Consultez l’analyse du sondage Gallup Democrats’ Sympathies in Middle East Shift to Palestinians (en anglais)

Mardi dernier, plus de 375 anciens membres du personnel des campagnes présidentielles de Bernie Sanders ont fait référence à ce sondage dans une lettre appelant le sénateur du Vermont, héros progressiste de nombreux jeunes, à réclamer un cessez-le-feu entre Israël et le Hamas.

C’est en grande partie grâce à votre action que la sympathie des électeurs démocrates a opéré un changement historique majeur cette année en faveur des droits des Palestiniens.

Extrait de la lettre ouverte adressée au sénateur démocrate Bernie Sanders

« Aujourd’hui, nous vous demandons d’utiliser votre pouvoir ainsi que le respect dont vous jouissez à travers les États-Unis et le monde pour vous élever clairement et audacieusement contre la guerre, contre l’occupation et pour la dignité de la vie humaine. »

Lisez la lettre ouverte des anciens membres du personnel des campagnes présidentielles de Bernie Sanders (en anglais)

Dans les jours qui ont suivi, le sénateur s’est contenté de demander une « pause humanitaire », tout comme sa collègue du Massachusetts Elizabeth Warren, autre figure de proue du mouvement progressiste aux États-Unis. La représentante démocrate du Missouri, Cori Bush, a exprimé l’impatience de certains élus et électeurs démocrates des jeunes générations face à la proposition défendue par les aînés de leur parti. « Une pause humanitaire, qu’est-ce que c’est ? Nous avons besoin d’un cessez-le-feu. Nous devons cesser de larguer des bombes sur les hôpitaux, les écoles et les communautés », a dit au New York Times la représentante, qui a présenté une résolution à la Chambre des représentants appelant « à une désescalade et à un cessez-le-feu immédiat en Israël et en Palestine occupée ». Dix-huit représentants démocrates avaient soutenu cette résolution jeudi dernier. Ils sont tous issus de communautés de couleur, dont l’appui a également été déterminant dans l’élection de Joe Biden en 2020.

Vote des jeunes

Mais c’est peut-être la désaffection des jeunes qui pourrait lui être la plus coûteuse. En 2020, près de 60 % des électeurs âgés de 18 à 29 ans ont voté pour le candidat présidentiel du Parti démocrate, lui procurant un avantage de 24 points de pourcentage sur Donald Trump, selon le Pew Research Center. Aucun autre groupe d’âge n’a favorisé davantage le futur vainqueur. En 2024, ces jeunes pourraient bien rester à la maison ou voter pour un candidat indépendant pour protester contre l’appui sans réserve de Joe Biden à un pays dirigé par un gouvernement composé en partie de racistes virulents et d’extrémistes religieux.

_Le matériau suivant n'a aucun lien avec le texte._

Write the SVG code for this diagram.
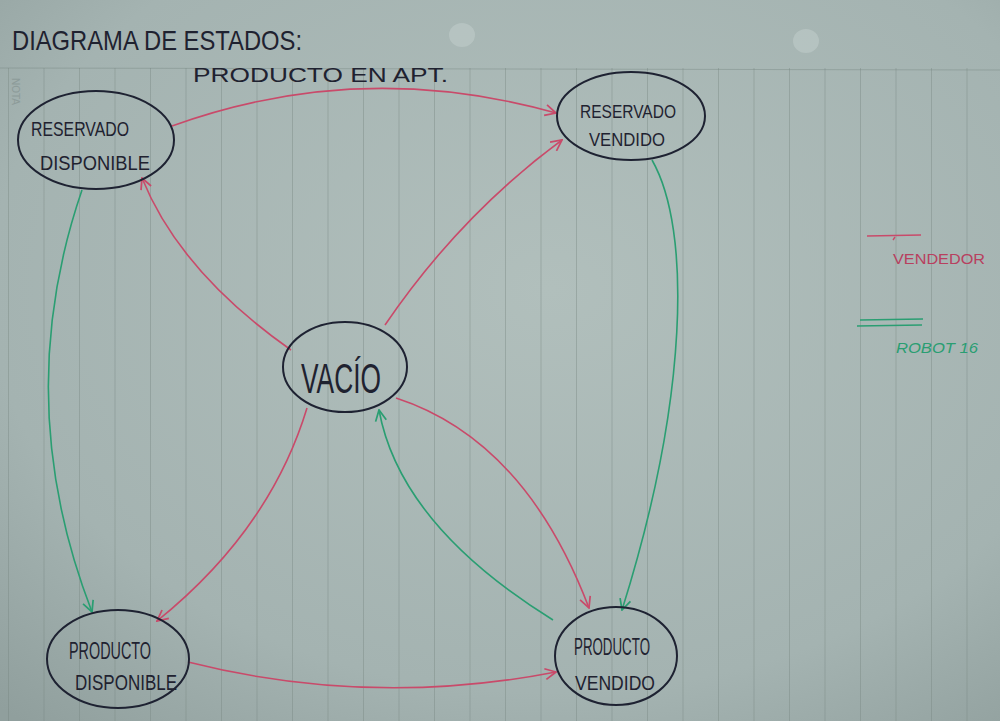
<svg xmlns="http://www.w3.org/2000/svg" width="1000" height="721" viewBox="0 0 1000 721">
  <defs>
    <radialGradient id="paper" cx="0.55" cy="0.4" r="0.8">
      <stop offset="0" stop-color="#b1bfbc"/>
      <stop offset="0.7" stop-color="#a4b3b1"/>
      <stop offset="1" stop-color="#909f9d"/>
    </radialGradient>
    <marker id="ar" viewBox="0 0 12 12" refX="11" refY="6" markerWidth="13" markerHeight="13" markerUnits="userSpaceOnUse" orient="auto">
      <path d="M1,1 L11,6 L1,11" fill="none" stroke="#c94a6a" stroke-width="1.6"/>
    </marker>
    <marker id="ag" viewBox="0 0 12 12" refX="11" refY="6" markerWidth="13" markerHeight="13" markerUnits="userSpaceOnUse" orient="auto">
      <path d="M1,1 L11,6 L1,11" fill="none" stroke="#2a9e72" stroke-width="1.6"/>
    </marker>
    <pattern id="rules" x="8" y="0" width="35.5" height="721" patternUnits="userSpaceOnUse">
      <line x1="0.5" y1="0" x2="0.5" y2="721" stroke="#74847f" stroke-width="1" opacity="0.4"/>
    </pattern>
  </defs>
  <style>
    .node ellipse { fill: none; stroke: #1e2232; stroke-width: 2; }
    .node text { font-family: "Liberation Sans", sans-serif; fill: #1f2230; text-anchor: middle; }
    .red { fill: none; stroke: #c94a6a; stroke-width: 1.6; marker-end: url(#ar); }
    .green { fill: none; stroke: #2a9e72; stroke-width: 1.6; marker-end: url(#ag); }
    .title { font-family: "Liberation Sans", sans-serif; fill: #1f2230; }
  </style>

  <!-- paper -->
  <rect width="1000" height="721" fill="url(#paper)"/>
  <rect x="0" y="68" width="1000" height="653" fill="url(#rules)"/>
  <line x1="0" y1="68" x2="1000" y2="70" stroke="#74847f" stroke-width="1" opacity="0.4"/>
  <ellipse cx="462" cy="35" rx="13" ry="12" fill="#c4d0cd" opacity="0.5"/>
  <ellipse cx="806" cy="41" rx="13" ry="12" fill="#c4d0cd" opacity="0.5"/>
  <text x="12" y="78" transform="rotate(90 12 78)" font-family="Liberation Sans, sans-serif" font-size="10" fill="#7f8e8c" opacity="0.6">NOTA</text>

  <!-- title -->
  <text class="title" x="12" y="50" font-size="28" textLength="290" lengthAdjust="spacingAndGlyphs">DIAGRAMA DE ESTADOS:</text>
  <text class="title" x="193" y="82" font-size="21" textLength="255" lengthAdjust="spacingAndGlyphs">PRODUCTO EN APT.</text>

  <!-- connectors -->
  <g id="connectors">
    <path class="red" d="M172,126 Q360,58 556,113"/>
    <path class="red" d="M291,350 Q180,272 142,178"/>
    <path class="red" d="M385,325 Q460,215 562,140"/>
    <path class="red" d="M307,408 Q270,530 157,621"/>
    <path class="red" d="M396,398 Q525,440 589,608"/>
    <path class="red" d="M188,662 Q370,708 556,672"/>
    <path class="green" d="M553,620 Q400,525 379,410"/>
    <path class="green" d="M82,190 Q10,400 92,612"/>
    <path class="green" d="M652,160 C692,230 688,400 622,610"/>
  </g>

  <!-- nodes -->
  <g id="reservado-disponible" class="node">
    <ellipse cx="96" cy="140" rx="78" ry="49"/>
    <text x="80" y="136" font-size="21" textLength="98" lengthAdjust="spacingAndGlyphs">RESERVADO</text>
    <text x="95" y="170" font-size="20" textLength="110" lengthAdjust="spacingAndGlyphs">DISPONIBLE</text>
  </g>
  <g id="reservado-vendido" class="node">
    <ellipse cx="631" cy="116" rx="74" ry="44"/>
    <text x="628" y="118" font-size="19" textLength="96" lengthAdjust="spacingAndGlyphs">RESERVADO</text>
    <text x="627" y="146" font-size="19" textLength="76" lengthAdjust="spacingAndGlyphs">VENDIDO</text>
  </g>
  <g id="vacio" class="node">
    <ellipse cx="345" cy="367" rx="62" ry="45"/>
    <text x="341" y="393" font-size="42" textLength="80" lengthAdjust="spacingAndGlyphs">VACÍO</text>
  </g>
  <g id="producto-disponible" class="node">
    <ellipse cx="118" cy="659" rx="71" ry="49"/>
    <text x="110" y="659" font-size="24" textLength="82" lengthAdjust="spacingAndGlyphs">PRODUCTO</text>
    <text x="126" y="690" font-size="22" textLength="102" lengthAdjust="spacingAndGlyphs">DISPONIBLE</text>
  </g>
  <g id="producto-vendido" class="node">
    <ellipse cx="616" cy="656" rx="61" ry="49"/>
    <text x="612" y="655" font-size="23" textLength="76" lengthAdjust="spacingAndGlyphs">PRODUCTO</text>
    <text x="615" y="690" font-size="21" textLength="80" lengthAdjust="spacingAndGlyphs">VENDIDO</text>
  </g>

  <!-- legend -->
  <g id="legend">
    <line x1="867" y1="236" x2="921" y2="235" stroke="#c94a6a" stroke-width="1.6"/>
    <line x1="895" y1="237" x2="893" y2="240" stroke="#c94a6a" stroke-width="1.4"/>
    <text x="893" y="264" font-family="Liberation Sans, sans-serif" font-size="15" fill="#b8405f" textLength="92" lengthAdjust="spacingAndGlyphs">VENDEDOR</text>
    <line x1="860" y1="320" x2="923" y2="319" stroke="#2a9e72" stroke-width="1.6"/>
    <line x1="857" y1="326" x2="922" y2="325" stroke="#2a9e72" stroke-width="1.6"/>
    <text x="896" y="353" font-family="Liberation Sans, sans-serif" font-size="15" fill="#2a9e72" font-style="italic" textLength="82" lengthAdjust="spacingAndGlyphs">ROBOT 16</text>
  </g>
</svg>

En attendant, les campus universitaires sont le théâtre de manifestations quasi quotidiennes où la cause palestinienne est souvent vue comme un prolongement des mouvements de justice raciale et sociale qui ont secoué les États-Unis après la mort de George Floyd en 2020.

Cette contestation a connu des dérapages. Lors d’une manifestation à l’Université Cornell, par exemple, un professeur s’est dit « exalté » par « cette remise en cause du monopole de la violence » après les massacres du Hamas. La nouvelle présidente de l’Université Harvard a dû s’engager de son côté à lutter contre la résurgence d’antisémitisme sur son campus, où des dizaines d’organisations étudiantes ont appuyé une lettre tenant « le régime israélien pour entièrement responsable de toutes les violences qui se déroulent ».

Malgré les dérapages, Joe Biden semble être conscient des risques politiques auxquels sa réponse au 7 octobre l’expose. Après avoir promis son appui entier à Israël, il s’est mis à insister sur la nécessité de protéger les civils de la bande de Gaza et de débloquer l’aide humanitaire dans l’enclave palestinienne. Mais le bilan des morts continue à augmenter de façon affolante à Gaza et rien n’assure que la guerre qu’y mène Israël ne deviendra pas « le Viêtnam de Biden », pour reprendre l’expression de Max Berger, président et cofondateur du groupe juif progressiste IfNotNow.